On the origin of fluorine-poor apatite in chondrite parent bodiesOPEN ACCESS 

Francis M. McCubbin, Jonathan A. Lewis, Jessica J. Barnes, Jeremy W. Boyce, Juliane Gross, Molly C. McCanta, Poorna Srinivasan, Brendan A. Anzures, Nicole G. Lunning, Stephen M. Elardo, Lindsay P. Keller, Tabb C. Prissel, and Carl B. Agee

American Mineralogist
peer-reviewed author’s accepted manuscript (AAM)

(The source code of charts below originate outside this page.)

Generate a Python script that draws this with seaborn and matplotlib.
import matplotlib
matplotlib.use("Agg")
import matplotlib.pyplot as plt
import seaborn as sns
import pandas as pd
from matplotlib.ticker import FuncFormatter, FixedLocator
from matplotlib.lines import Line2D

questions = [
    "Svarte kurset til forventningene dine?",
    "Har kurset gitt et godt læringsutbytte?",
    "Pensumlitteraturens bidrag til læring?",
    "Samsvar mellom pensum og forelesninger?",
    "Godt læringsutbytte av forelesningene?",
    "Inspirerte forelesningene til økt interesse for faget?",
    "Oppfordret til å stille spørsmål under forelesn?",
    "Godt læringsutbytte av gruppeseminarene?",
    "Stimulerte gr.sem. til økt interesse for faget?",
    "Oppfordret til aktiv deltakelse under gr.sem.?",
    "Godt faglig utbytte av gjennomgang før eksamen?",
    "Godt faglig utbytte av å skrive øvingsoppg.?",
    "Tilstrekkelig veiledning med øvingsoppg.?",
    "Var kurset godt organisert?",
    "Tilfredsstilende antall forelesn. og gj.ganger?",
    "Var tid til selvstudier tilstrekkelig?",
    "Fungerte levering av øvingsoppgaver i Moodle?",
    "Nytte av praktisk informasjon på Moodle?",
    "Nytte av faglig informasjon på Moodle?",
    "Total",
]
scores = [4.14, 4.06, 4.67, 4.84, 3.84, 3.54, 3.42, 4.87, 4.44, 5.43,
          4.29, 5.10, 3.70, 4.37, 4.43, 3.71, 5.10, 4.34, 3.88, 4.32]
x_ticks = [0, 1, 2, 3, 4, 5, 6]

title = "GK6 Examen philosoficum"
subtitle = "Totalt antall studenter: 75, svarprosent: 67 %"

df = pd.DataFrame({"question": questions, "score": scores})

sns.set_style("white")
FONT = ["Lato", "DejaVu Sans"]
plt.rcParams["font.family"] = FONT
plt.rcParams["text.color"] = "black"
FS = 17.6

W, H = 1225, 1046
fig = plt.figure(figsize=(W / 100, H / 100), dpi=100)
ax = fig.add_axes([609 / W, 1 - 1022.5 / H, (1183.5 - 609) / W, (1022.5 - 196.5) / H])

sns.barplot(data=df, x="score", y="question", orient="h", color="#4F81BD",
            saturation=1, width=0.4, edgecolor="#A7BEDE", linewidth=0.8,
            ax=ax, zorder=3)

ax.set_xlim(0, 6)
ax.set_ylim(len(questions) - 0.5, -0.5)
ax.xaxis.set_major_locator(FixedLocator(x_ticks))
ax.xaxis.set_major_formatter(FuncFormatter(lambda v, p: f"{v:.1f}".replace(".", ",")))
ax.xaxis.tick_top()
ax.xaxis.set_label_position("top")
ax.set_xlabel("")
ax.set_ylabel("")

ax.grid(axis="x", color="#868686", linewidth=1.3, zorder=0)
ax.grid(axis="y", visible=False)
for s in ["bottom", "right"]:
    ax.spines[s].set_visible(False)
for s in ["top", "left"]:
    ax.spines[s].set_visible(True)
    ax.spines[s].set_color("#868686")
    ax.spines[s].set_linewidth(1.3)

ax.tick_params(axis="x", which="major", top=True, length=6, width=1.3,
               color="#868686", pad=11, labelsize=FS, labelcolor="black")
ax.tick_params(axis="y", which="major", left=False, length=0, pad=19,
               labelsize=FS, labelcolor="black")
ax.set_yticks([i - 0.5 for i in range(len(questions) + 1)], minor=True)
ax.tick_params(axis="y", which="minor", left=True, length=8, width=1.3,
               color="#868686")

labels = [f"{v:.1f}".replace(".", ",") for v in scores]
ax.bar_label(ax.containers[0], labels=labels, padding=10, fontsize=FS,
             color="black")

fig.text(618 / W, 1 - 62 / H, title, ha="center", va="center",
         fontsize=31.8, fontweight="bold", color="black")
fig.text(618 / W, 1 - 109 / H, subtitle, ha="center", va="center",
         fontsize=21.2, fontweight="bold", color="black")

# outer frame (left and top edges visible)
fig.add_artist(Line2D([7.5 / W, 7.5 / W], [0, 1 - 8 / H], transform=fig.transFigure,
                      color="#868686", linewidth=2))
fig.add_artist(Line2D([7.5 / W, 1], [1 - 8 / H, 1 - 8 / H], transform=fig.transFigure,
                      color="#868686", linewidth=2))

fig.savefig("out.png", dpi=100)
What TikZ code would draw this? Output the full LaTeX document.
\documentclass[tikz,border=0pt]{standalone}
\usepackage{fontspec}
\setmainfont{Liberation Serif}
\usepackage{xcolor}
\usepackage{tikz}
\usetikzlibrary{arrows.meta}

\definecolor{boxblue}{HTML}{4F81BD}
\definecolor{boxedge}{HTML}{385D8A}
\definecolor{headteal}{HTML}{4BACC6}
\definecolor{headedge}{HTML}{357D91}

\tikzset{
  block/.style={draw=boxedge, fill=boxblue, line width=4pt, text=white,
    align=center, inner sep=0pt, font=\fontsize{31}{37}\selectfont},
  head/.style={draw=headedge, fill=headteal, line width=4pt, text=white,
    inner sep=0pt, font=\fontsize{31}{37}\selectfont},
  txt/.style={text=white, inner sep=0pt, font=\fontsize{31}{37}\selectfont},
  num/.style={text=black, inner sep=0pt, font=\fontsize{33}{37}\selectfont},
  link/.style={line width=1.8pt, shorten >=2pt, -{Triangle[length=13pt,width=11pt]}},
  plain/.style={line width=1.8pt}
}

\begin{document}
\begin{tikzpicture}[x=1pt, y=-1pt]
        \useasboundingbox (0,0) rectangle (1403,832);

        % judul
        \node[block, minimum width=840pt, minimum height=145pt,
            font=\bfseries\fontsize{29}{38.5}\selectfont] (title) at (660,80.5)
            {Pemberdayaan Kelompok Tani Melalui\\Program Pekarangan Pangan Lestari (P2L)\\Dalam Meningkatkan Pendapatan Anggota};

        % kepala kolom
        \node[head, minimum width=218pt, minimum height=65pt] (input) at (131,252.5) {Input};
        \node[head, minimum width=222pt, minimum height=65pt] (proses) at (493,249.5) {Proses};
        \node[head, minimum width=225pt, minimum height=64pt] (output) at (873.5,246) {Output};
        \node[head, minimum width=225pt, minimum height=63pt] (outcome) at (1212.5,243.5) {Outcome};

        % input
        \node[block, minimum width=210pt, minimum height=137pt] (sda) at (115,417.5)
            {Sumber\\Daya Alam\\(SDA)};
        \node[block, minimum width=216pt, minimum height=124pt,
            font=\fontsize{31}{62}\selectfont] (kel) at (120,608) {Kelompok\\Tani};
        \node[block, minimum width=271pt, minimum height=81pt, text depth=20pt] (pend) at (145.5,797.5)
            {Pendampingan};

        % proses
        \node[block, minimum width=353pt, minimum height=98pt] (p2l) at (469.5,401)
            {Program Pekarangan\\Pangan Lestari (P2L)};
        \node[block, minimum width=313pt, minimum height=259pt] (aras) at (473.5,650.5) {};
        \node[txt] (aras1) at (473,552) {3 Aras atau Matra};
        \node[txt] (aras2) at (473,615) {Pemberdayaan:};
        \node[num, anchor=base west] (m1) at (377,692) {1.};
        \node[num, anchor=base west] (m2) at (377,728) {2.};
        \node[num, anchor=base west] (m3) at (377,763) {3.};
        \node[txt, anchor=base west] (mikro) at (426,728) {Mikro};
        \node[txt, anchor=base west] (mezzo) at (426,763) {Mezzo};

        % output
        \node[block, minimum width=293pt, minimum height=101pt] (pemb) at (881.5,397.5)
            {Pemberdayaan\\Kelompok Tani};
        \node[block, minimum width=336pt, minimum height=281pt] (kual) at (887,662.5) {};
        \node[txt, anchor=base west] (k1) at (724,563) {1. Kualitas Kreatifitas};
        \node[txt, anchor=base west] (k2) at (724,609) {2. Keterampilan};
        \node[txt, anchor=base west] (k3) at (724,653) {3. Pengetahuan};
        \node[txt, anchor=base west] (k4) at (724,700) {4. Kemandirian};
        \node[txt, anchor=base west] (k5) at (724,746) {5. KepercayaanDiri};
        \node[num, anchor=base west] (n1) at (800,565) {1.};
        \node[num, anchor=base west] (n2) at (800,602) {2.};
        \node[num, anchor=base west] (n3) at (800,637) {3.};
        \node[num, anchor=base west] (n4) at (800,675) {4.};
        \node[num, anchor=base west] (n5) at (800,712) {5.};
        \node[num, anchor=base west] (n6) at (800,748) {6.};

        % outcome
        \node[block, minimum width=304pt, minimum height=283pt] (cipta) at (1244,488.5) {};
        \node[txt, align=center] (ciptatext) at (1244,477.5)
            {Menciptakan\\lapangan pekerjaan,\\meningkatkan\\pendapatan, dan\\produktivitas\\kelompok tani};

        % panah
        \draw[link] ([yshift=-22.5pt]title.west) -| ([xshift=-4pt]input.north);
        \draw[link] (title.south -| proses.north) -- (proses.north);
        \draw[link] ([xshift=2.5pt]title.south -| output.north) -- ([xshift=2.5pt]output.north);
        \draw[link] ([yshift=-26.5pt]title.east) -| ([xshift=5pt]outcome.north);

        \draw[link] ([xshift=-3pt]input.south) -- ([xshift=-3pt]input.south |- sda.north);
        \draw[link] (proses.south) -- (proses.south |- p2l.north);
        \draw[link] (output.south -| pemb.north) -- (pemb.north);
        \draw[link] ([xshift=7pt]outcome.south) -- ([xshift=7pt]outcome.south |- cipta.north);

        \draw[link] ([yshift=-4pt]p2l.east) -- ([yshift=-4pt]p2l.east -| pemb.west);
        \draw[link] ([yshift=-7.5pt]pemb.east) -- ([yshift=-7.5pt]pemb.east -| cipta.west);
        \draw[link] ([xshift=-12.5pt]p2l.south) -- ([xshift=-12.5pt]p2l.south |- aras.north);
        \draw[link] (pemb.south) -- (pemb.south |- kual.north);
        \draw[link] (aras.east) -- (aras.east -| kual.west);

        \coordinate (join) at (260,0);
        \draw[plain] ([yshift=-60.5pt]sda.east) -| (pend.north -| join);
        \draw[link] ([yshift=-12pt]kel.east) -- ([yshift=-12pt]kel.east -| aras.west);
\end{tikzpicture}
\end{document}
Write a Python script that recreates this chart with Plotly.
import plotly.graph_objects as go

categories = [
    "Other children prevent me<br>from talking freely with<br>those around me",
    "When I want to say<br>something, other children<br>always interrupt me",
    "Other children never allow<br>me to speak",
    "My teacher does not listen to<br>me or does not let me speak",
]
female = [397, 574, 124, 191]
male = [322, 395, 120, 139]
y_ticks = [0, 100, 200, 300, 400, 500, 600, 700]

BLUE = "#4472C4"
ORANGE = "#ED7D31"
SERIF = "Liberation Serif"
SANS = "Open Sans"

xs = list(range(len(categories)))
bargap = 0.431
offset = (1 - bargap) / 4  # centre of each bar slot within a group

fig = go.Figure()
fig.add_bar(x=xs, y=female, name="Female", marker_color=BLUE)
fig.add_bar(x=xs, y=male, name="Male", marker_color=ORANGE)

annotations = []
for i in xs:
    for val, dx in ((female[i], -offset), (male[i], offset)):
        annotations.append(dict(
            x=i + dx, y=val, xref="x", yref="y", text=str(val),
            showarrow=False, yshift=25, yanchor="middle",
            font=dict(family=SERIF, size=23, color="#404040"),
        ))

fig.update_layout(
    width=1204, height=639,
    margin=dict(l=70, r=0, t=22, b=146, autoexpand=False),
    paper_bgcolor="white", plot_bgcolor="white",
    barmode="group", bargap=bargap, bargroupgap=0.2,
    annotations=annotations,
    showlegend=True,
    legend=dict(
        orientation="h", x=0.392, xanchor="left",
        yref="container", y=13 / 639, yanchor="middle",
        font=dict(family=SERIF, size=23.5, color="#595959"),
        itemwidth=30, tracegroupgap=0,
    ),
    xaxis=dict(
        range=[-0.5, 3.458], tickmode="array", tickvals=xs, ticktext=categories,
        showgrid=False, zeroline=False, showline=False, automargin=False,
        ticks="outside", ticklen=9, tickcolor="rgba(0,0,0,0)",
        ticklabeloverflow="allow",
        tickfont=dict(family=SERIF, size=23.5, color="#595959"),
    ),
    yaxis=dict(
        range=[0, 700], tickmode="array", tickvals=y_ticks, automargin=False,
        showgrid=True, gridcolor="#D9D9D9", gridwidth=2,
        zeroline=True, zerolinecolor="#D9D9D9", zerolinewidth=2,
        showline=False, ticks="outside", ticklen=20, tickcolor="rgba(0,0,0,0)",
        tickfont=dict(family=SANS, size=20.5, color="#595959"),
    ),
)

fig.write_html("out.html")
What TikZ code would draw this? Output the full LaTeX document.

Update: American Mineralogist (2023) 108 (7): 1185–1200 (5 July 2023): LINK

“We conducted a petrologic study of apatite within one LL chondrite, six R chondrites, and six CK chondrites. These data were combined with previously published apatite data from a broader range of chondritic meteorites to determine that chondrites host either chlorapatite or hydroxylapatite with ≤ 33 mol% F in the apatite X-site (unless affected by partial melting by impacts, which can cause F-enrichment of residual apatite). These data indicate that either fluorapatite was not a primary condensate from the solar nebula or it did not survive lower temperature nebular processes and/or parent body processes. Bulk rock Cl and F data from chondrites were used to determine that the solar system has a Cl/F ratio of 10.5 ± 1.0 (3σ). The Cl/F ratios of apatite from chondrites are broadly reflective of the solar system Cl/F value, indicating that apatite in chondrites are fluorine poor because the solar system has about an order of magnitude more Cl than F. The Cl/F ratio of the solar system was combined with known apatite-melt partitioning relationships for F and Cl to predict the range of apatite compositions that would form from a melt with a chondritic Cl/F ratio. This range of apatite compositions allowed for the development of a crude model to use apatite X-site compositions from achondrites (and chondrite melt rocks) to determine whether they derive from a volatile-depleted and/or differentiated source, albeit with important caveats that are detailed in the manuscript. This study further highlights the utility of apatite as a mineralogical tool to understand the origin of volatiles (including H2O) and the diversity of their associated geological processes throughout the history of our solar system, including at its nascent stage.”